# DIY Dent removal?



## Rip (Dec 22, 2017)

Managed to elbow my bonnet after slipping on some ice so now I have a small dent about 25mm diameter that needs removing, any ideas for a DIY solution like a suction cup or do I need to get a pointless dent removal guy out? I'll add a photo later on.


----------



## Delta4 (Jun 19, 2015)

You could try this bit of kit to ease it back out https://www.ebay.co.uk/itm/Car-Dent-Rep ... SwVvlahGdp


----------



## YELLOW_TT (Feb 25, 2004)

The dent removel guys aren't usually that expensive


----------



## Rip (Dec 22, 2017)

Thanks, I'll give it a go then.


----------



## Bob R (Feb 23, 2018)

Ive had quotes of between £40 and £70 for a small dent. Some of them just ask for a couple of pics to be sent to them and they will quote you.


----------



## Graham'sTT (Dec 6, 2014)

Delta4 said:


> You could try this bit of kit to ease it back out https://www.ebay.co.uk/itm/Car-Dent-Rep ... SwVvlahGdp


Item descriptions says not suitable for aluminium. Mk 2 bonnet is aluminium.
I've had excellent results (on steel bodies) from Dent Devils.

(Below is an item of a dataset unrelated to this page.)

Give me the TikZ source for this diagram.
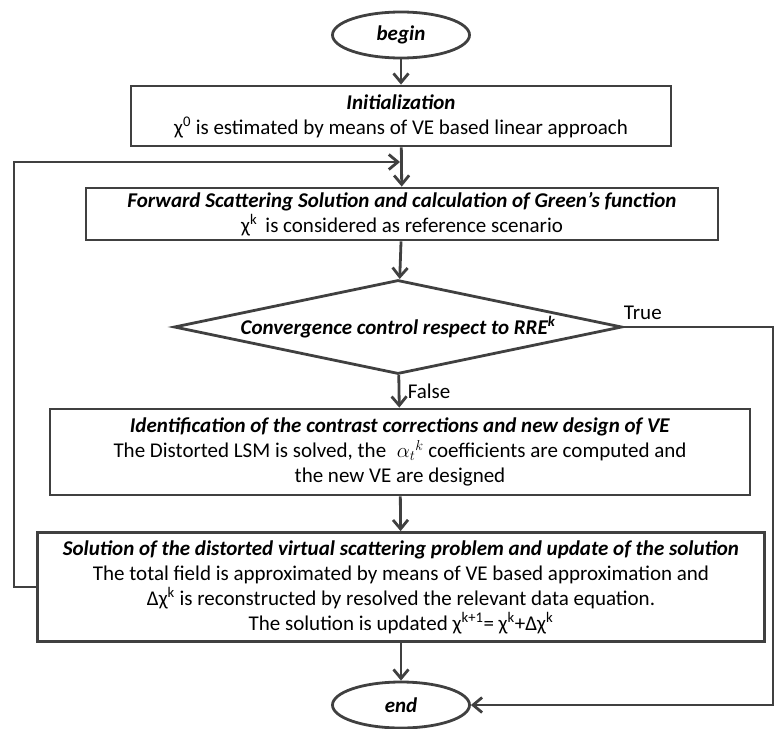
\documentclass[tikz,border=0pt]{standalone}
\usepackage{fontspec}
\setmainfont{Carlito}
\usetikzlibrary{shapes.geometric,arrows.meta}
\definecolor{linegray}{HTML}{404040}
\begin{document}
\begin{tikzpicture}[x=1pt,y=-1pt,
  font=\fontsize{21}{25}\selectfont,
  flow/.style={draw=linegray,line width=2.8pt,-{Straight Barb[length=9pt,width=15pt,line width=2.8pt]}},
  stepbox/.style={draw=linegray,line width=2.8pt,rectangle,align=center,inner sep=0pt},
  terminal/.style={draw=linegray,line width=2.8pt,ellipse,minimum width=137pt,minimum height=46pt,inner sep=0pt,font=\fontsize{21}{25}\selectfont\bfseries\itshape},
  test/.style={draw=linegray,line width=2.8pt,diamond,minimum width=448pt,minimum height=94pt,inner sep=0pt,aspect=4.8}]
\useasboundingbox (0,0) rectangle (776,728);
\node[terminal] (begin) at (401,35) {begin};
\node[stepbox,minimum width=540pt,minimum height=60pt] (init) at (401,116) {\textbf{\textit{Initialization}}\\χ\textsuperscript{0} is estimated by means of VE based linear approach};
\node[stepbox,minimum width=632pt,minimum height=52pt] (fwd) at (402,214) {\textbf{\textit{Forward Scattering Solution and calculation of Green’s function}}\\χ\textsuperscript{k}\, is considered as reference scenario};
\node[test] (conv) at (398,327) {\textbf{\textit{Convergence control respect to RRE\textsuperscript{k}}}};
\node[stepbox,minimum width=700pt,minimum height=86pt] (ident) at (400,452) {\textbf{\textit{Identification of the contrast corrections and new design of VE}}\\The Distorted LSM is solved, the\; $\alpha_t{}^k$ coefficients are computed and\\the new VE are designed};
\node[stepbox,minimum width=727pt,minimum height=109pt] (sol) at (401,587) {\textbf{\textit{Solution of the distorted virtual scattering problem and update of the solution}}\\The total field is approximated by means of VE based approximation and\\Δχ\textsuperscript{k} is reconstructed by resolved the relevant data equation.\\The solution is updated χ\textsuperscript{k+1}= χ\textsuperscript{k}+Δχ\textsuperscript{k}};
\node[terminal] (end) at (401,705) {end};
\coordinate (t1) at (773,327);
\coordinate (t2) at (773,705);
\coordinate (fb1) at (14,587);
\coordinate (fb2) at (14,162);
\coordinate (fb3) at (400,162);
\path[flow] (begin) -- (init);
\path[flow] (init) -- (fwd);
\path[flow] (fwd) -- (conv);
\path[flow] (conv) -- node[right,xshift=4pt]{False} (ident);
\path[flow] (ident) -- (sol);
\path[flow] (sol) -- (end);
\path[flow] (conv.east) -- node[above,pos=0.13,yshift=3pt]{True} (t1) -- (t2) -- (end.east);
\path[flow] (sol.west) -- (fb1) -- (fb2) -- (fb3);
\end{tikzpicture}
\end{document}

They say they can do aluminium.


----------



## Rip (Dec 22, 2017)

Graham'sTT said:


> Delta4 said:
> 
> 
> > You could try this bit of kit to ease it back out https://www.ebay.co.uk/itm/Car-Dent-Rep ... SwVvlahGdp
> ...


Well spotted!


----------



## Delta4 (Jun 19, 2015)

Forgot that the bonnets are not steel


----------